A partir daí o circo do nacional de veteranos entrou em digressão pelo país (pelos campos de concentração dos jogos juvenis): Figueira da Foz (2008), Portimão (2009) e Torres Vedras (2010 e 2011). À custa de quem? Vejamos alguns números:

2005 Lisboa (G.X.Alekhine), 16 de 17 concorrentes foram da zona de Lisboa (94,1%);

2006 Cruz Quebrada, com 16 de 22 concorrentes da zona de Lisboa (72,72%);

2007 Lisboa (M. Resistência), 26 em 33 jogadores de clubes de Lisboa (78,78%);

2008 Figueira da Foz, com 12 em 18 participantes oriundos de Lisboa (66,6%);

2009 Portimão, com 11 em 24 concorrentes de Lisboa (45,8%) a que se juntarem mais seis de Setúbal daria 70,8%;

2010 Torres Vedras, com 22 em 32 elementos de Lisboa (68,7%) com mais quatro de Setúbal (81,25% por junto);

2011 Torres Vedras, previstos 16 em 27 jogadores de Lisboa (59,2%) que somados a mais quatro de Setúbal (totalizarão 74%).
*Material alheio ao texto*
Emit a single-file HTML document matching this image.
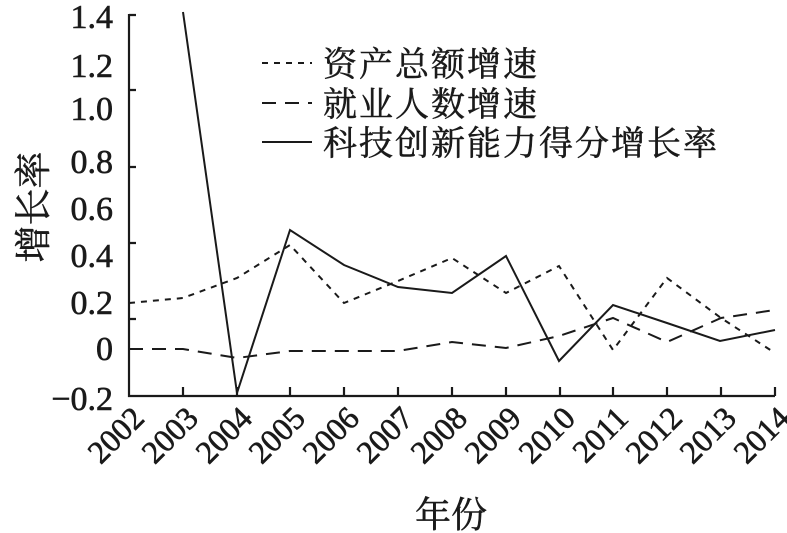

Isto é o contingente de Lisboa é sempre nitidamente maioritário e, nalgumas edições, somados aos representantes de Setúbal (que podem viver muito próximo da capital e atravessar com facilidade o Tejo diariamente) os números tornam-se esmagadores.

Então por que é que os jogadores lisboetas andam a financiar esta prova, com cerca de duas centenas de euros por cabeça (se contar com viagens e alojamento individual condigno) em vez de se subsidiar os escassos jogadores restantes?

Se alguns não se importam de ir “turistar” que o façam, por esses opens e vales, mas tenham o pudor de não chamar a isso campeonatos nacionais e o direito a reclamar uma prova em moldes dignos para o escalão.  

Pelo menos a bem da modalidade. Pois o resto é desolador, pegajoso e rastejante.